President Trump is planning executive orders to unravel Obama-administration policies on climate-changing greenhouse gases from power plants and the extent of federal jurisdiction over water pollution. "While both directives will take time to implement, they will send an unmistakable signal that the new administration is determined to promote fossil-fuel production and economic activity even when those activities collide with some environmental safeguards," Juliet Eilperin and Steven Mufson report for The Washington Post.

Trump signs an order (Bloomberg News photo)
According to individuals briefed on the measures, "One executive order will instruct the Environmental Protection Agency to begin rewriting the 2015 regulation that limits greenhouse-gas emissions from existing electric utilities," Eliperin and Mufson write. For the Trump administration, the move will be seen "as reducing U.S. dependence on other countries for energy," while instructing the Bureau of Land Management to "lift a moratorium on federal coal leasing."

The moratorium could be lifted immediately. The freeze on federal coal leasing has been in effect since December 2015, "and and last month the Interior Department proposed major changes to a program that guides coal exploration and production across 570 million publicly owned acres."

A second order will tell the EPA and the Army Corps of Engineers to rewrite a 2015 rule defining the term "waters of the United States" in the 1972 Clean Water Act, which "applies to 60 percent of the water bodies in the country," Eliperin and Mufson write. "That regulation . . . gives the federal government authority over not only major water bodies but also the wetlands, rivers and streams that feed into them. It affects development as well as some farming operations on the grounds that these activities could pollute the smaller or intermittent bodies of water that flow into major ones."
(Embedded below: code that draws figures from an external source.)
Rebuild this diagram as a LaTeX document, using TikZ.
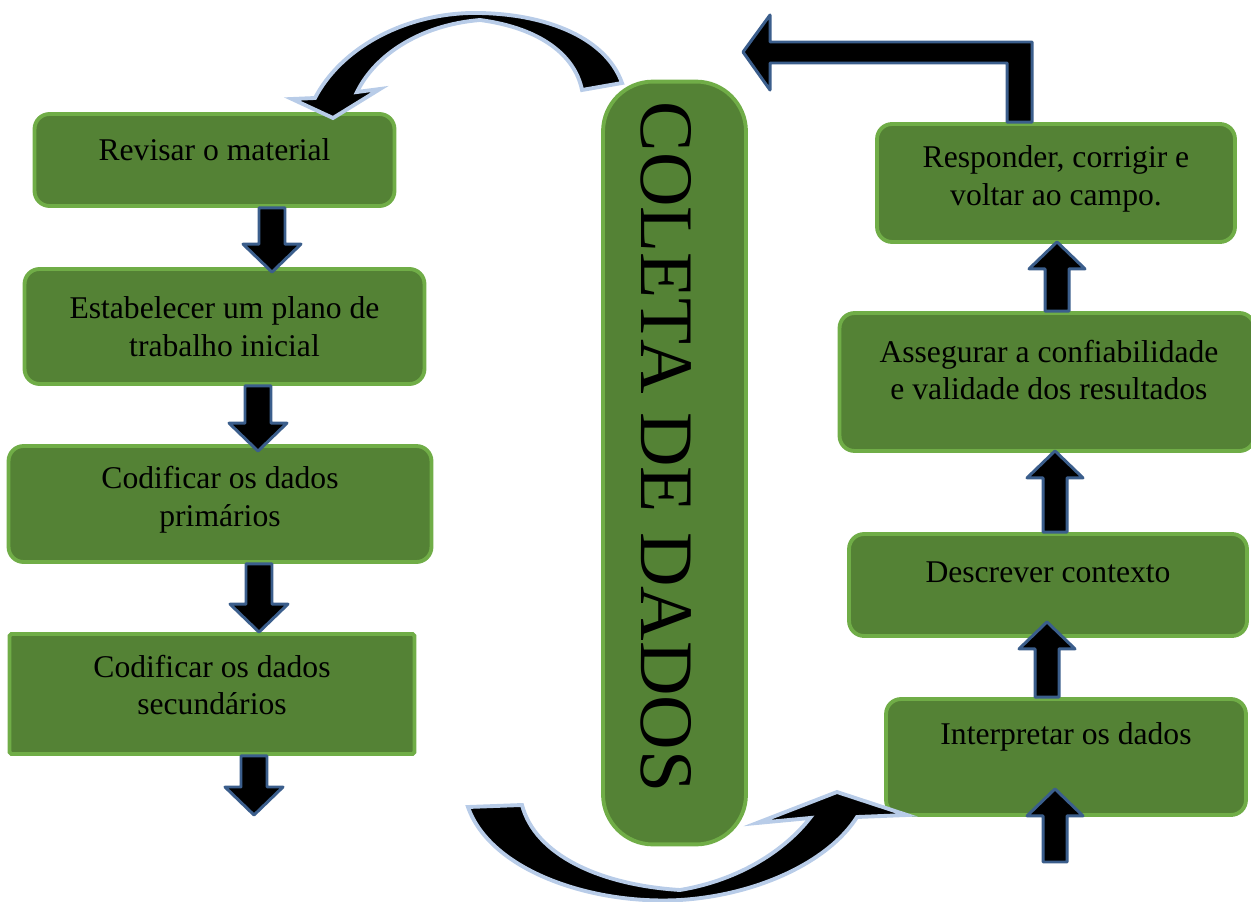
\documentclass[tikz,border=0pt]{standalone}
\usepackage{fontspec}
\setmainfont{Liberation Serif}
\usetikzlibrary{positioning,calc}

\definecolor{boxfill}{HTML}{548235}
\definecolor{boxline}{HTML}{70AD47}
\definecolor{arrline}{HTML}{3B5E8C}
\definecolor{curveline}{HTML}{B8CCE8}

\tikzset{
  stage/.style={draw=boxline, fill=boxfill, line width=2.2pt, rounded corners=0.3cm, inner sep=0pt},
  lbl/.style={align=center, font=\fontsize{18}{21.5}\selectfont},
  blkarr/.style={fill=black, draw=arrline, line width=1.7pt, line join=round},
  curvearr/.style={fill=black, draw=curveline, line width=2.2pt, line join=miter},
}

% block arrow pointing down: x, start, tip, overlap of tip
\newcommand{\downblk}[4]{%
  \coordinate (s) at (#1,0 |- #2);
  \coordinate (t) at ($(#1,0 |- #3)+(0,#4)$);
  \draw[blkarr] ($(s)+(-13,0)$) -- ($(t)+(-13,-28)$) -- ($(t)+(-29,-28)$) -- (t)
    -- ($(t)+(29,-28)$) -- ($(t)+(13,-28)$) -- ($(s)+(13,0)$) -- cycle;
}
% block arrow pointing up: x, start, tip, overlap of tip
\newcommand{\upblk}[4]{%
  \coordinate (s) at (#1,0 |- #2);
  \coordinate (t) at ($(#1,0 |- #3)+(0,-#4)$);
  \draw[blkarr] ($(s)+(-12,0)$) -- ($(t)+(-12,27)$) -- ($(t)+(-28,27)$) -- (t)
    -- ($(t)+(28,27)$) -- ($(t)+(12,27)$) -- ($(s)+(12,0)$) -- cycle;
}

\begin{document}
\begin{tikzpicture}[x=0.02cm, y=-0.02cm]
  \useasboundingbox (0,0) rectangle (1251,902);

  % left column
  \node[stage, minimum width=7.2cm, minimum height=1.84cm] (rev) at (214.5,160) {};
  \node[stage, minimum width=8.0cm, minimum height=2.3cm] (plano) at (224.5,326.5) {};
  \node[stage, minimum width=8.46cm, minimum height=2.32cm] (prim) at (220,504) {};
  \node[stage, rounded corners=1pt, minimum width=8.1cm, minimum height=2.4cm] (sec) at (212,694) {};

  \node[lbl] (revtxt) at ($(rev)+(0,-10)$) {Revisar o material};
  \node[lbl] (planotxt) at (plano) {Estabelecer um plano de\\trabalho inicial};
  \node[lbl] (primtxt) at ($(prim)+(0,-4)$) {Codificar os dados\\primários};
  \node[lbl] (sectxt) at ($(sec)+(0,-9)$) {Codificar os dados\\secundários};

  % middle
  \node[stage, rounded corners=1cm, minimum width=2.86cm, minimum height=15.26cm] (coleta) at (674.5,463) {};
  \node[rotate=-90, font=\fontsize{43}{43}\selectfont] (coletatxt) at ($(coleta)+(-8,-16)$) {COLETA DE DADOS};

  % right column
  \node[stage, minimum width=7.16cm, minimum height=2.36cm] (resp) at (1056,183) {};
  \node[stage, minimum width=8.3cm, minimum height=2.76cm] (aseg) at (1047,382) {};
  \node[stage, minimum width=7.96cm, minimum height=2.04cm] (desc) at (1048,585) {};
  \node[stage, minimum width=7.2cm, minimum height=2.32cm] (interp) at (1066,757) {};

  \node[lbl] (resptxt) at ($(resp)+(0,-4)$) {Responder, corrigir e\\voltar ao campo.};
  \node[lbl] (asegtxt) at ($(aseg)+(2,-12)$) {Assegurar a confiabilidade\\e validade dos resultados};
  \node[lbl] (desctxt) at ($(desc)+(0,-13)$) {Descrever contexto};
  \node[lbl] (interptxt) at ($(interp)+(0,-20)$) {Interpretar os dados};

  % arrows down the left
  \downblk{272}{rev.south}{plano.north}{5}
  \downblk{258}{plano.south}{prim.north}{7}
  \downblk{259}{prim.south}{sec.north}{0}
  \coordinate (leftend) at (254,815);
  \downblk{254}{sec.south}{leftend}{0}

  % arrows up the right
  \coordinate (rightstart) at (1055,862);
  \upblk{1055}{rightstart}{interp.south}{28}
  \upblk{1047}{interp.north}{desc.south}{16}
  \upblk{1055}{desc.north}{aseg.south}{2}
  \upblk{1057}{aseg.north}{resp.south}{2}

  % bent arrow back to the top
  \draw[blkarr] (1007,0 |- resp.north) -- (1007,63) -- (770,63) -- (770,90) -- (743,52)
    -- (770,15) -- (770,42) -- (1032,42) -- (1032,0 |- resp.north) -- cycle;

  % curved arrow top
  \draw[curvearr] (622,83) .. controls (605,35) and (540,12) .. (470,13)
    .. controls (400,15) and (340,50) .. (315,98) -- (292,99) -- (333,118) -- (380,89) -- (357,92)
    .. controls (375,55) and (420,25) .. (480,20) .. controls (540,28) and (575,55) .. (582,90) -- cycle;

  % curved arrow bottom
  \draw[curvearr] (468,807) .. controls (490,870) and (590,905) .. (680,900)
    .. controls (760,895) and (830,860) .. (857,817) -- (907,815) -- (837,792) -- (757,823) -- (810,818)
    .. controls (785,850) and (740,880) .. (680,890) .. controls (600,885) and (535,855) .. (522,805) -- cycle;
\end{tikzpicture}
\end{document}
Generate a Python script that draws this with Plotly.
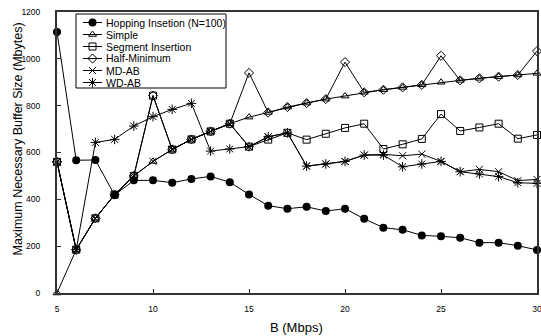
import plotly.graph_objects as go

B = list(range(5, 31))

hopping = [1115, 567, 568, 418, 481, 481, 471, 487, 498, 473, 421, 373, 360, 368, 350, 360,
           317, 279, 270, 246, 242, 236, 215, 215, 202, 184]
simple = [0, 185, 319, 420, 500, 562, 613, 656, 690, 723, 751, 771, 794, 811, 828, 841,
          857, 868, 878, 889, 900, 908, 917, 924, 931, 938]
segment = [560, 185, 319, 420, 500, 843, 613, 656, 690, 723, 625, 655, 684, 655, 680, 705,
           723, 615, 635, 658, 764, 692, 707, 723, 659, 675]
half_min = [560, 185, 319, 420, 500, 843, 613, 656, 690, 723, 940, 771, 794, 811, 828, 986,
            857, 868, 878, 889, 1013, 908, 917, 924, 931, 1033]
md_ab = [560, 185, 319, 420, 500, 562, 613, 656, 690, 723, 625, 667, 684, 542, 551, 562,
         589, 592, 586, 593, 562, 518, 528, 518, 480, 485]
wd_ab = [560, 185, 643, 656, 713, 753, 784, 810, 606, 615, 625, 667, 684, 542, 551, 562,
         589, 589, 539, 551, 562, 518, 508, 497, 471, 468]

x_title = "B (Mbps)"
y_title = "Maximum Necessary Buffer Size (Mbytes)"

series = [
    ("Hopping Insetion (N=100)", hopping, dict(symbol="circle", size=8, color="black")),
    ("Simple", simple, dict(symbol="triangle-up-open", size=7, color="black", line=dict(width=1))),
    ("Segment Insertion", segment, dict(symbol="square-open", size=7, color="black", line=dict(width=1))),
    ("Half-Minimum", half_min, dict(symbol="diamond-open", size=7, color="black", line=dict(width=1))),
    ("MD-AB", md_ab, dict(symbol="x-thin-open", size=7, color="black", line=dict(width=1, color="black"))),
    ("WD-AB", wd_ab, dict(symbol="asterisk-open", size=8, color="black", line=dict(width=1, color="black"))),
]

W, H = 541, 336
# plot area in pixels
L, R, T, Bm = 57, 537, 12, 293


def fx(px):
    return (px - L) / (R - L)


def fy(py):
    return (Bm - py) / (Bm - T)


fig = go.Figure()
for name, vals, mk in series:
    fig.add_trace(go.Scatter(
        x=B, y=vals, name=name, mode="lines+markers",
        line=dict(color="black", width=1), marker=mk, cliponaxis=False, showlegend=False,
    ))

# hand-drawn legend on an overlay axis in plot-fraction coordinates
bx0, bx1, by0, by1 = fx(76), fx(226), fy(88), fy(14)
fig.add_trace(go.Scatter(
    x=[bx0, bx1, bx1, bx0, bx0], y=[by0, by0, by1, by1, by0], mode="lines",
    fill="toself", fillcolor="white", line=dict(color="black", width=1),
    xaxis="x2", yaxis="y2", showlegend=False, hoverinfo="skip",
))
for i, (name, vals, mk) in enumerate(series):
    py = 22.5 + 12 * i
    fig.add_trace(go.Scatter(
        x=[fx(83), fx(102)], y=[fy(py)] * 2, mode="lines",
        line=dict(color="black", width=1),
        xaxis="x2", yaxis="y2", showlegend=False, hoverinfo="skip",
    ))
    fig.add_trace(go.Scatter(
        x=[fx(92.5)], y=[fy(py)], mode="markers", marker=mk,
        xaxis="x2", yaxis="y2", showlegend=False, hoverinfo="skip",
    ))
    fig.add_annotation(
        x=fx(104), y=fy(py), xref="paper", yref="paper", text=name, showarrow=False,
        xanchor="left", yanchor="middle", font=dict(size=10.5, color="black"),
    )

# axis titles
fig.add_annotation(
    x=fx(17.5), y=fy(139), xref="paper", yref="paper", text=y_title, showarrow=False,
    textangle=-90, xanchor="center", yanchor="middle", font=dict(size=12.5, color="black"),
)
fig.add_annotation(
    x=fx(296), y=fy(327), xref="paper", yref="paper", text=x_title, showarrow=False,
    xanchor="center", yanchor="middle", font=dict(size=13, color="black"),
)

tickfont = dict(family="Liberation Sans Narrow, Arial Narrow, Liberation Sans, Arial", size=8.5, color="black")
axis_common = dict(
    showline=True, linecolor="#333", linewidth=2, mirror=True, automargin=False,
    ticks="inside", ticklen=4, tickcolor="#333", showgrid=False, zeroline=False,
    ticklabeloverflow="allow", tickfont=tickfont,
)

fig.update_layout(
    width=W, height=H,
    margin=dict(l=L, r=W - R, t=T, b=H - Bm),
    paper_bgcolor="white", plot_bgcolor="white",
    font=dict(family="Liberation Sans, Arial", color="black"),
    xaxis=dict(range=[5, 30], dtick=5, tick0=5, ticklabelstandoff=7, **axis_common),
    yaxis=dict(range=[0, 1200], dtick=200, ticklabelstandoff=13, **axis_common),
    xaxis2=dict(overlaying="x", range=[0, 1], visible=False, fixedrange=True),
    yaxis2=dict(overlaying="y", range=[0, 1], visible=False, fixedrange=True),
    showlegend=False,
)

fig.write_html(
    "out.html",
    config={"displayModeBar": False},
    post_script="document.body.style.margin='0';document.body.style.overflow='hidden';",
)
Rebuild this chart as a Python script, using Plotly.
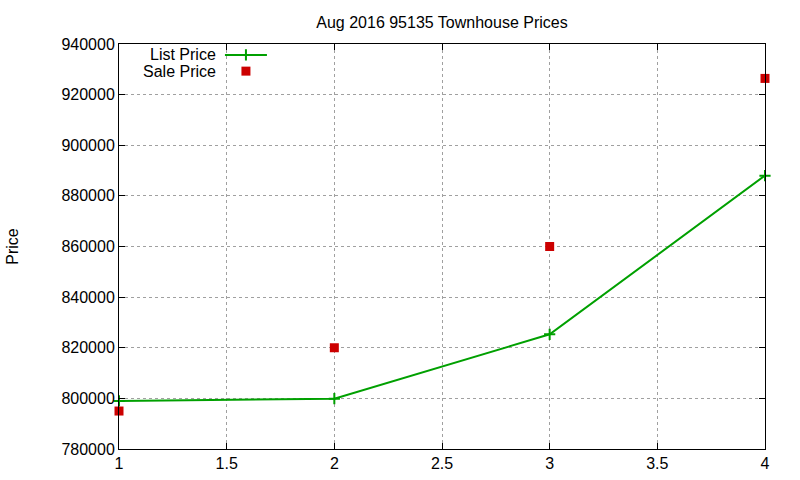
import plotly.graph_objects as go

x_vals = [1, 2, 3, 4]
list_price = [799000, 799900, 825300, 888000]
sale_price = [795000, 820000, 860000, 926400]
x_ticks = [1, 1.5, 2, 2.5, 3, 3.5, 4]
x_tick_text = ["1", "1.5", "2", "2.5", "3", "3.5", "4"]
y_ticks = [780000, 800000, 820000, 840000, 860000, 880000, 900000, 920000, 940000]
y_tick_text = [str(v) for v in y_ticks]

GREEN = "#00a000"
RED = "#cc0000"
FONT = "Liberation Sans, Arial, sans-serif"
FS = 16

fig = go.Figure()
fig.add_trace(go.Scatter(
    x=x_vals, y=list_price, mode="lines+markers", name="List Price",
    line=dict(color=GREEN, width=2),
    marker=dict(symbol="cross-thin", size=8, line=dict(color=GREEN, width=2)),
    cliponaxis=False, showlegend=False))
fig.add_trace(go.Scatter(
    x=x_vals, y=sale_price, mode="markers", name="Sale Price",
    marker=dict(symbol="square", size=9, color=RED),
    cliponaxis=False, showlegend=False))

# legend keys on overlay paper-like axis
fig.add_trace(go.Scatter(
    x=[0.164, 0.229], y=[0.973, 0.973], mode="lines", xaxis="x2", yaxis="y2",
    line=dict(color=GREEN, width=2), showlegend=False, hoverinfo="skip"))
fig.add_trace(go.Scatter(
    x=[0.1965], y=[0.973], mode="markers", xaxis="x2", yaxis="y2",
    marker=dict(symbol="cross-thin", size=8, line=dict(color=GREEN, width=2)),
    showlegend=False, hoverinfo="skip"))
fig.add_trace(go.Scatter(
    x=[0.1965], y=[0.933], mode="markers", xaxis="x2", yaxis="y2",
    marker=dict(symbol="square", size=9, color=RED),
    showlegend=False, hoverinfo="skip"))

axis_common = dict(
    showline=True, linecolor="black", linewidth=1, mirror="allticks",
    ticks="inside", ticklen=6, tickcolor="black", automargin=False,
    showgrid=True, gridcolor="#a0a0a0", griddash="dot", gridwidth=1,
    zeroline=False, tickfont=dict(family=FONT, size=FS, color="black"))

fig.update_layout(
    width=800, height=480,
    margin=dict(l=119, r=35, t=44, b=31, autoexpand=False),
    paper_bgcolor="white", plot_bgcolor="white",
    font=dict(family=FONT, size=FS, color="black"),
    title=dict(text="Aug 2016 95135 Townhouse Prices", x=0.5525, xanchor="center",
               y=0.953, yanchor="middle", font=dict(family=FONT, size=FS)),
    xaxis=dict(range=[1, 4], tickvals=x_ticks, ticktext=x_tick_text, **axis_common),
    yaxis=dict(range=[780000, 940000], tickvals=y_ticks, ticktext=y_tick_text,
               title=dict(text="Price", standoff=38, font=dict(family=FONT, size=FS)),
               **axis_common),
    xaxis2=dict(range=[0, 1], overlaying="x", visible=False, showgrid=False),
    yaxis2=dict(range=[0, 1], overlaying="y", visible=False, showgrid=False),
    annotations=[
        dict(text="List Price", xref="paper", yref="paper", x=0.153, y=0.973,
             xanchor="right", yanchor="middle", showarrow=False,
             font=dict(family=FONT, size=FS)),
        dict(text="Sale Price", xref="paper", yref="paper", x=0.153, y=0.933,
             xanchor="right", yanchor="middle", showarrow=False,
             font=dict(family=FONT, size=FS)),
    ],
)

fig.write_html("out.html")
Trump has joined many industry groups who criticize these Obama-administration policies as the federal government "exceeding its authority and curbing economic growth," Eliperin and Mufson write. "While any move to undo these policies will spark new legal battles and entail work within the agencies that could take as long as a year and a half to finalize, the orders could affect investment decisions within the utility, mining, agriculture and real estate sectors, as well as activities on the ground."